Swedish-language Finnish biographical dictionary

The Biografiskt lexikon för Finland (Biographical Dictionary of Finland, BLF) is a Finnish Swedish-language biographical dictionary that was published between 2008–2011.

In Finland, Suomen kansallisbiografia ('the National Biography of Finland') was published between 2003–2007 in ten volumes, edited by historian and professor Matti Klinge. In 2008, the Society of Swedish Literature in Finland began publishing a corresponding Swedish-language national biographical dictionary, Biografiskt lexikon för Finland. The editorial board is chaired by professor Henrik Meinander and the chief editor is associate professor Henrik Knif.

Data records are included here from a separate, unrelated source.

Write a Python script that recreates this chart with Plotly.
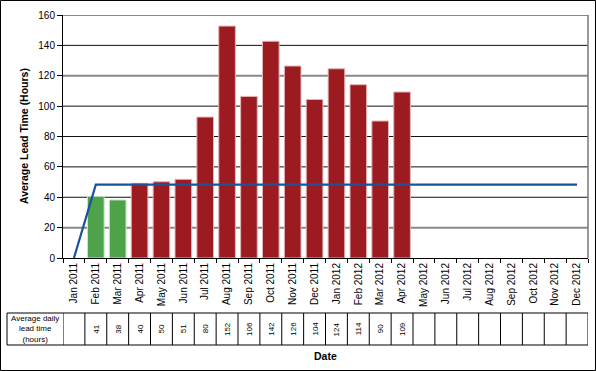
import plotly.graph_objects as go

months = ["Jan 2011", "Feb 2011", "Mar 2011", "Apr 2011", "May 2011", "Jun 2011",
          "Jul 2011", "Aug 2011", "Sep 2011", "Oct 2011", "Nov 2011", "Dec 2011",
          "Jan 2012", "Feb 2012", "Mar 2012", "Apr 2012", "May 2012", "Jun 2012",
          "Jul 2012", "Aug 2012", "Sep 2012", "Oct 2012", "Nov 2012", "Dec 2012"]
green_months = ["Feb 2011", "Mar 2011"]
green_values = [40.6, 38.2]
red_months = ["Apr 2011", "May 2011", "Jun 2011", "Jul 2011", "Aug 2011", "Sep 2011",
              "Oct 2011", "Nov 2011", "Dec 2011", "Jan 2012", "Feb 2012", "Mar 2012", "Apr 2012"]
red_values = [49.2, 50.2, 51.8, 92.8, 152.7, 106.4, 142.7, 126.4, 104.4, 124.6, 114.1, 90.2, 109.3]
target_months = months
target_values = [0] + [48.3] * 23
table_months = ["Feb 2011", "Mar 2011", "Apr 2011", "May 2011", "Jun 2011", "Jul 2011",
                "Aug 2011", "Sep 2011", "Oct 2011", "Nov 2011", "Dec 2011", "Jan 2012",
                "Feb 2012", "Mar 2012", "Apr 2012"]
table_values = ["41", "38", "40", "50", "51", "80", "152", "106", "142", "126", "104",
                "124", "114", "90", "109"]
y_ticks = [0, 20, 40, 60, 80, 100, 120, 140, 160]

W, H = 596, 371
L, R, T, B = 63, 588, 15, 258

def px(x):
    return (x - L) / (R - L)

def py(y):
    return (B - y) / (B - T)

font = "Liberation Sans, Arial, sans-serif"
fig = go.Figure()
fig.add_trace(go.Bar(x=green_months, y=green_values, marker=dict(color="#4ea24a", line=dict(color="#c8e3c6", width=1)), width=0.76))
fig.add_trace(go.Bar(x=red_months, y=red_values, marker=dict(color="#9c1b21", line=dict(color="#e3b4b6", width=1)), width=0.76))
fig.add_trace(go.Scatter(x=target_months, y=target_values, mode="lines", line=dict(color="#1a52a0", width=2.2)))

shapes = []
for v in y_ticks[1:]:
    gray = v in (20, 120, 160)
    shapes.append(dict(type="line", xref="paper", yref="y", x0=0, x1=1, y0=v, y1=v,
                       line=dict(color="#888888" if gray else "#111111", width=2 if gray else 1), layer="below"))
shapes.append(dict(type="line", xref="paper", yref="paper", x0=1, x1=1, y0=0, y1=1, line=dict(color="#777777", width=1.5)))
shapes.append(dict(type="rect", xref="paper", yref="paper", x0=px(0.5), x1=px(595.5), y0=py(370.5), y1=py(0.5),
                   line=dict(color="#000000", width=1)))
ty0, ty1 = py(345), py(313)
shapes.append(dict(type="line", xref="paper", yref="paper", x0=px(7), x1=px(588), y0=ty1, y1=ty1, line=dict(color="#000", width=1)))
shapes.append(dict(type="line", xref="paper", yref="paper", x0=px(7), x1=px(588), y0=ty0, y1=ty0, line=dict(color="#000", width=1)))
shapes.append(dict(type="line", xref="paper", yref="paper", x0=px(7), x1=px(7), y0=ty0, y1=ty1, line=dict(color="#000", width=1)))
for i in range(len(months) + 1):
    shapes.append(dict(type="line", xref="x", yref="paper", x0=i - 0.5, x1=i - 0.5, y0=ty0, y1=ty1, line=dict(color="#000", width=1)))

annotations = []
for m, v in zip(table_months, table_values):
    annotations.append(dict(x=m, y=py(329), xref="x", yref="paper", text=v, showarrow=False,
                            xanchor="center", yanchor="middle",
                            textangle=-90, font=dict(size=8, family=font, color="#000")))
annotations.append(dict(x=px(35), y=py(329), xref="paper", yref="paper", text="Average daily<br>lead time<br>(hours)",
                        showarrow=False, xanchor="center", yanchor="middle",
                        font=dict(size=8, family=font, color="#000")))
annotations.append(dict(x=px(325), y=py(356), xref="paper", yref="paper", text="<b>Date</b>",
                        showarrow=False, xanchor="center", yanchor="middle",
                        font=dict(size=10.5, family=font, color="#000")))
annotations.append(dict(x=px(24), y=py(136), xref="paper", yref="paper", text="<b>Average Lead Time (Hours)</b>",
                        showarrow=False, xanchor="center", yanchor="middle", textangle=-90,
                        font=dict(size=10.5, family=font, color="#000")))

fig.update_layout(
    width=W, height=H, margin=dict(l=L, r=W - R, t=T, b=H - B),
    paper_bgcolor="white", plot_bgcolor="white", showlegend=False, barmode="overlay",
    font=dict(family=font, size=10, color="#000"),
    shapes=shapes, annotations=annotations,
    xaxis=dict(type="category", categoryorder="array", categoryarray=months, range=[-0.5, 23.5],
               tickangle=-90, ticks="outside", tickson="boundaries", ticklen=4, tickcolor="#000",
               showline=True, linecolor="#000", linewidth=1, showgrid=False, tickfont=dict(size=10, family=font)),
    yaxis=dict(range=[0, 160], tickvals=y_ticks, ticks="outside", ticklen=5, tickcolor="#000",
               showline=True, linecolor="#000", linewidth=1, showgrid=False, zeroline=False,
               tickfont=dict(size=10, family=font)),
)
fig.write_html("out.html")
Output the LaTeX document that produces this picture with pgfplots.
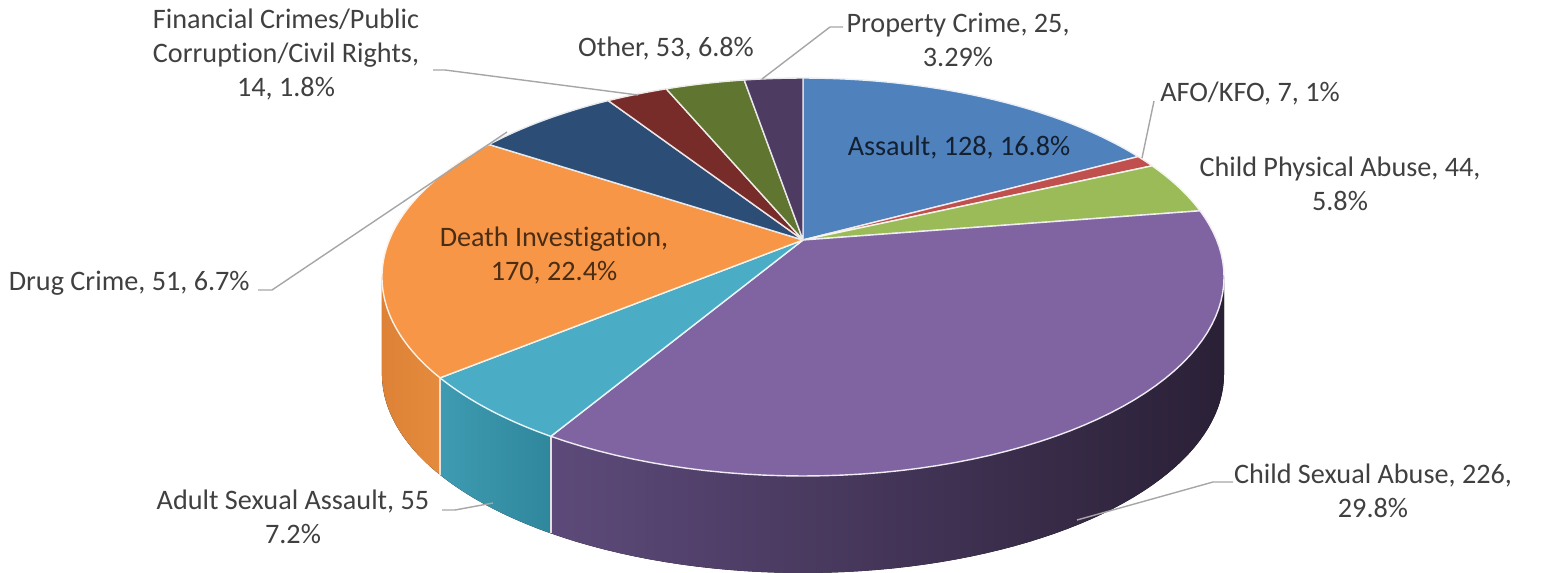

The BLF is partly based on the content of the Finnish-language Suomen kansallisbiografia, from which articles are translated, but it also contains original articles – primarily about people connected to the Swedish-speaking culture in Finland – which have in turn been partly translated into Suomen kansallisbiografia. In addition to biographies of people born in Finland, it also contains those of foreign-born explorers who made Finland known abroad, as well as leading commanders of foreign or occupying powers who had a major influence on domestic affairs. In terms of the selection of persons, Suomen kansallisbiografia and Biografiskt lexikon för Finland may deal with the same persons as in the Swedish Svenskt biografiskt lexikon, but from a Finnish perspective.

The dictionary is divided into three eras: volume one, the Swedish era; volume two, the Russian era; and volumes three and four, the Republic era. The printed work was published jointly by the Society of Swedish Literature in Finland and the Swedish publisher Atlantis in 2008–2011. Since 2014, all articles have been freely available on its website.